The Register is published by the Student Council and consists of over 400 pages of reading matter, containing a complete record of every phase of University life and activity. President Lowell has written the introduction, and in it explains the purpose of the book and the Student Council. The book is divided into twelve parts, each dealing with a separate department of college organization and interest. Chief among its features is the complete classification of all the social, registered, and preparatory school clubs in the University, as this is the first time that any definite attempt has been made to keep an accurate record of these organizations together with the lists of their officers and members. By "registered clubs" it is meant not social, athletic, or editorial organizations, but scientific, linguistic, cultural, musical, debating, speaking and territorial clubs, amounting to about 60 in all.
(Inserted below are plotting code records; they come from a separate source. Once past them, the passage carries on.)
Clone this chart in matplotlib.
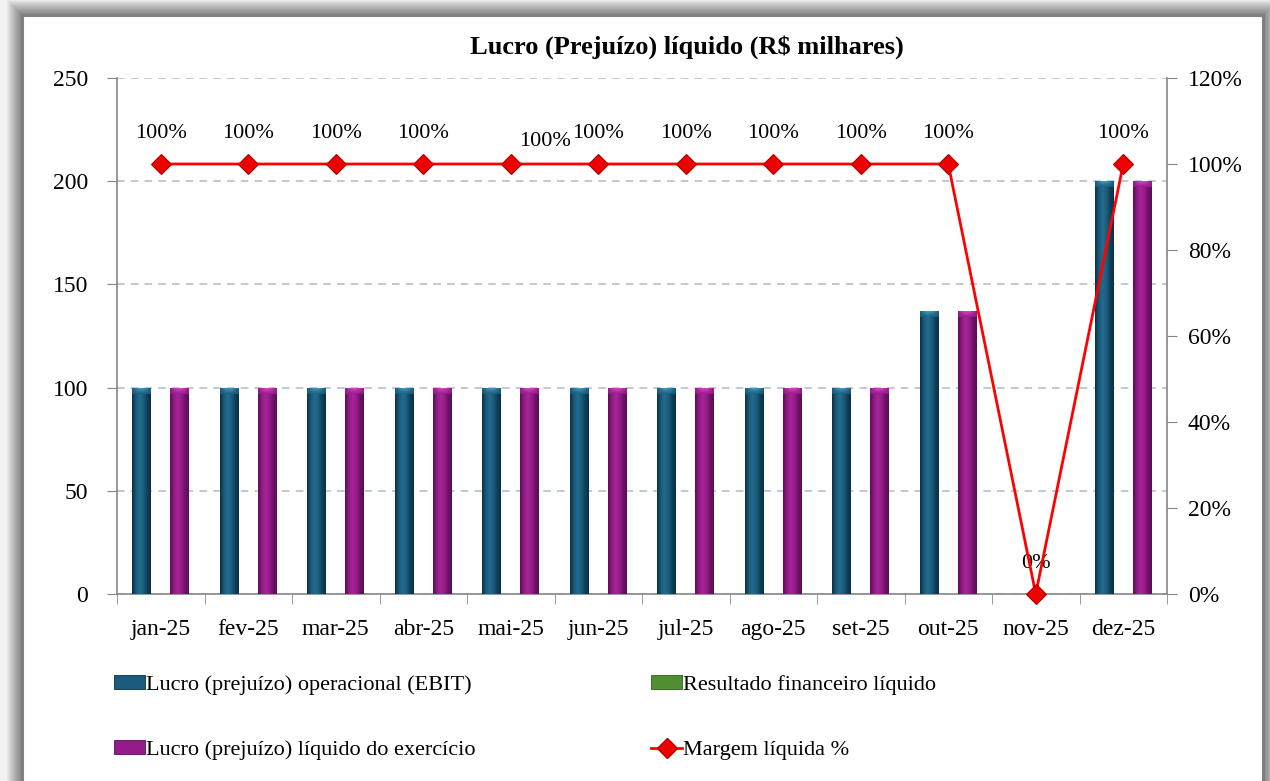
import matplotlib.pyplot as plt
import numpy as np
from matplotlib.colors import LinearSegmentedColormap
from matplotlib.patches import Rectangle
from matplotlib.lines import Line2D
from matplotlib.ticker import PercentFormatter

plt.rcParams['font.family'] = ['Liberation Serif', 'DejaVu Serif']

# ── Dados (R$ milhares) ───────────────────────────────────────────────────────
meses = ['jan-25', 'fev-25', 'mar-25', 'abr-25', 'mai-25', 'jun-25',
         'jul-25', 'ago-25', 'set-25', 'out-25', 'nov-25', 'dez-25']
ebit = [100, 100, 100, 100, 100, 100, 100, 100, 100, 137, 0, 200]
resultado_fin = [0, 0, 0, 0, 0, 0, 0, 0, 0, 0, 0, 0]
lucro_liquido = [100, 100, 100, 100, 100, 100, 100, 100, 100, 137, 0, 200]
margem = [1.0, 1.0, 1.0, 1.0, 1.0, 1.0, 1.0, 1.0, 1.0, 1.0, 0.0, 1.0]

W, H = 1270, 781
fig = plt.figure(figsize=(W / 100, H / 100), dpi=100)
fig.patch.set_facecolor('#f2f2f2')

# moldura do gráfico com sombra suave
bx0, bx1, by1 = 22, 1263, 15
for i in range(1, 16):
    fig.patches.append(Rectangle(((bx0 - i) / W, (H - by1 - 800) / H),
                                 (bx1 - bx0 + 2 * i) / W, (800 + i) / H,
                                 transform=fig.transFigure, facecolor='black',
                                 edgecolor='none', alpha=0.035, zorder=0))
fig.patches.append(Rectangle((bx0 / W, -0.1), (bx1 - bx0) / W, (H - by1) / H + 0.1,
                             transform=fig.transFigure, facecolor='white',
                             edgecolor='#7f7f7f', linewidth=2.2, zorder=1))

ax = fig.add_axes([117 / W, 1 - 594 / H, (1167 - 117) / W, (594 - 78) / H])
ax.set_zorder(2)
ax.patch.set_alpha(0)

x = np.arange(len(meses))
bw = 0.217

cm_ebit = LinearSegmentedColormap.from_list(
    'ebit', ['#0a2f45', '#185a79', '#236c8e', '#1c5e7e', '#10425b', '#0a2f45'])
cm_liq = LinearSegmentedColormap.from_list(
    'liq', ['#5a0c55', '#8f1b83', '#a82498', '#971d8a', '#701268', '#5a0c55'])

b1 = ax.bar(x - bw, ebit, bw, color='#1b5c7c', linewidth=0, zorder=3)
b2 = ax.bar(x, resultado_fin, bw, color='#4f8f32', linewidth=0, zorder=3)
b3 = ax.bar(x + bw, lucro_liquido, bw, color='#951c88', linewidth=0, zorder=3)


def sombrear(rects, cmap, topo):
    grad = np.linspace(0, 1, 64).reshape(1, -1)
    cap_grad = np.linspace(1, 0, 16).reshape(-1, 1) * np.sin(np.linspace(0, np.pi, 64))
    for r in rects:
        x0, y0, w, h = r.get_x(), r.get_y(), r.get_width(), r.get_height()
        if h <= 0:
            continue
        im = ax.imshow(grad, extent=(x0, x0 + w, y0, y0 + h), cmap=cmap,
                       aspect='auto', interpolation='bicubic', zorder=3.1)
        im.set_clip_path(r)
        # brilho no topo da barra
        cap = ax.imshow(cap_grad, extent=(x0, x0 + w, y0 + h - 3.0, y0 + h),
                        cmap=LinearSegmentedColormap.from_list('c', topo),
                        alpha=0.85, aspect='auto', interpolation='bicubic', zorder=3.2)
        cap.set_clip_path(r)


sombrear(b1, cm_ebit, ['#1c5e7e', '#4fb0d6'])
sombrear(b3, cm_liq, ['#971d8a', '#ee55de'])

ax.set_xlim(-0.5, len(meses) - 0.5)
ax.set_ylim(0, 250)
ax.set_yticks(np.arange(0, 251, 50))
ax.set_xticks(x)
ax.set_xticklabels(meses)
ax.set_xticks(np.arange(-0.5, len(meses), 1), minor=True)
ax.tick_params(axis='x', which='major', length=0, pad=18, labelsize=17)
ax.tick_params(axis='x', which='minor', length=7, color='#868686', direction='out')
ax.tick_params(axis='y', length=7, color='#868686', pad=14, labelsize=17)
ax.yaxis.grid(True, linestyle=(0, (5, 4)), color='#a9bccf', linewidth=1.1)
ax.set_axisbelow(True)
for s in ['left', 'bottom']:
    ax.spines[s].set_color('#868686')
    ax.spines[s].set_linewidth(1.2)
ax.spines['top'].set_visible(False)
ax.spines['right'].set_visible(False)

# margem líquida no eixo secundário
ax2 = ax.twinx()
ax2.set_zorder(4)
ax2.patch.set_alpha(0)
ax2.plot(x, margem, color='#ff0000', linewidth=2, marker='D', markersize=10,
         markerfacecolor='#ee0000', markeredgecolor='#b00000', markeredgewidth=0.8,
         clip_on=False, zorder=5)
ax2.set_ylim(0, 1.2)
ax2.set_yticks(np.arange(0, 1.21, 0.2))
ax2.yaxis.set_major_formatter(PercentFormatter(1.0, decimals=0))
ax2.tick_params(axis='y', length=7, color='#868686', pad=8, labelsize=17)
ax2.spines['right'].set_color('#868686')
ax2.spines['right'].set_linewidth(1.2)
for s in ['top', 'left', 'bottom']:
    ax2.spines[s].set_visible(False)

for i, v in enumerate(margem):
    dx, dy = (34, 22) if meses[i] == 'mai-25' else (0, 30)
    ax2.annotate(f'{v:.0%}', (x[i], v), textcoords='offset points',
                 xytext=(dx * 0.72, dy * 0.72), ha='center', va='center', fontsize=16)

fig.text(687 / W, 1 - 47 / H, 'Lucro (Prejuízo) líquido (R$ milhares)',
         ha='center', va='center', fontsize=19, fontweight='bold')

# legenda em duas colunas
h_ebit = Rectangle((0, 0), 1, 1, facecolor='#1b5c7c', edgecolor='#0a2f45', linewidth=0.6)
h_liq = Rectangle((0, 0), 1, 1, facecolor='#951c88', edgecolor='#5a0c55', linewidth=0.6)
h_fin = Rectangle((0, 0), 1, 1, facecolor='#4f8f32', edgecolor='#2e5e1c', linewidth=0.6)
h_marg = Line2D([], [], color='#ff0000', linewidth=2, marker='D', markersize=10,
                markerfacecolor='#ee0000', markeredgecolor='#b00000')

leg_kw = dict(frameon=False, fontsize=16, handlelength=1.4, handleheight=0.55,
              handletextpad=0.05, labelspacing=2.05, borderaxespad=0, loc='upper left',
              borderpad=0)
leg1 = fig.legend([h_ebit, h_liq], ['Lucro (prejuízo) operacional (EBIT)',
                                    'Lucro (prejuízo) líquido do exercício'],
                  bbox_to_anchor=(114 / W, 1 - 675 / H), **leg_kw)
leg2 = fig.legend([h_fin, h_marg], ['Resultado financeiro líquido', 'Margem líquida %'],
                  bbox_to_anchor=(651 / W, 1 - 675 / H), **leg_kw)
leg1.set_zorder(5)
leg2.set_zorder(5)

fig.savefig('out.png', dpi=100, facecolor=fig.get_facecolor())
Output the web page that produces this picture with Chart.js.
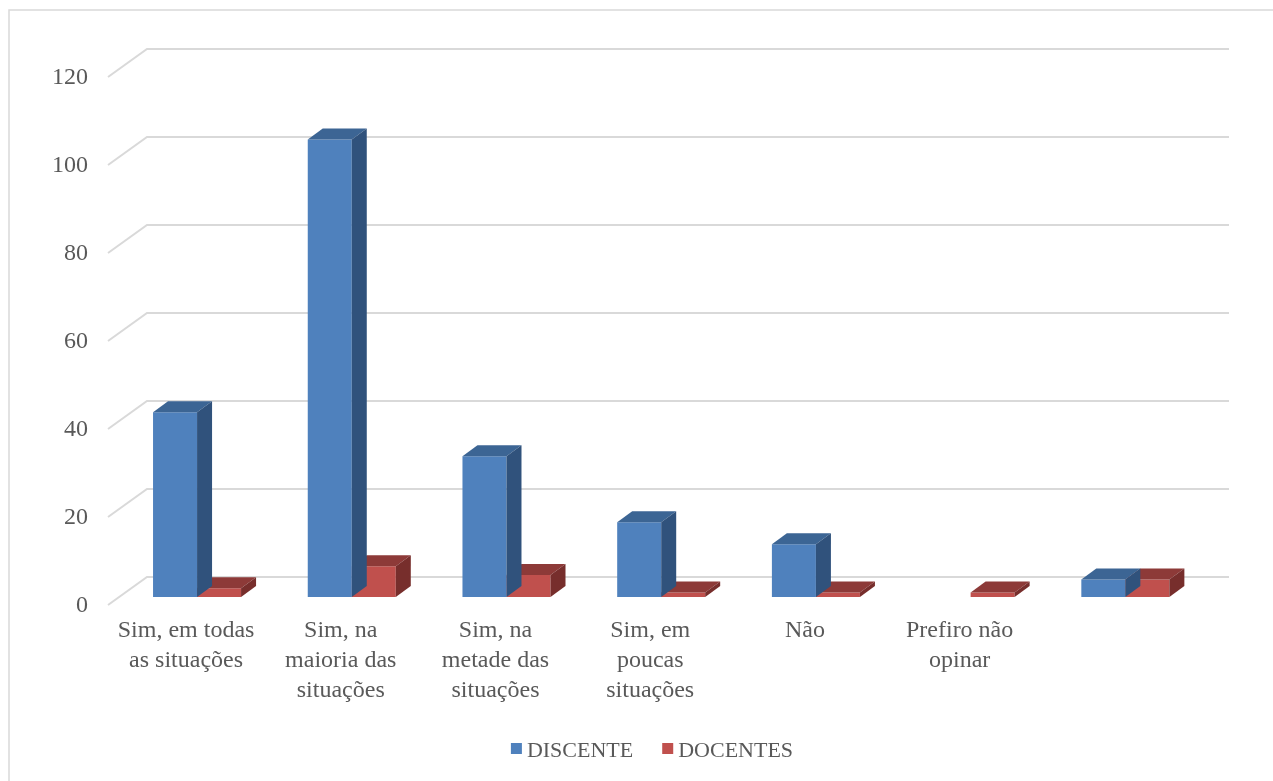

The section on social organizations contains the lists of the 30 social clubs and fraternities, and the preparatory school section includes the 23 school clubs in the University.
Other new features in this year's Register will be a directory by dormitories, both College and private, and a geographical College directory. In the latter the undergraduates are arranged under the town or city of the state, or country, from which they come. Another part of the book is given up to "Representative Interests". This section deals with the Student Council, its officers, sub-committees, and constitution, and the class officers, holders of honors and academic distinctions in 1910-11, and other matters of this nature. The Register also treats with the various publications in the University in much detail, giving the editors of each paper, its purpose, and explaining how the competition for editorship is held in each case of the nine publications, six undergraduate, two alumni, and one law.
The other four parts of the Register are given up to the Faculty, alumni associations, religious and philanthropic interests, and athletics. This last section contains the make-up of the various athletic teams and their records. In the case of the four major sports, the records with Yale are given from the time when the first athletic relations were established between the two universities.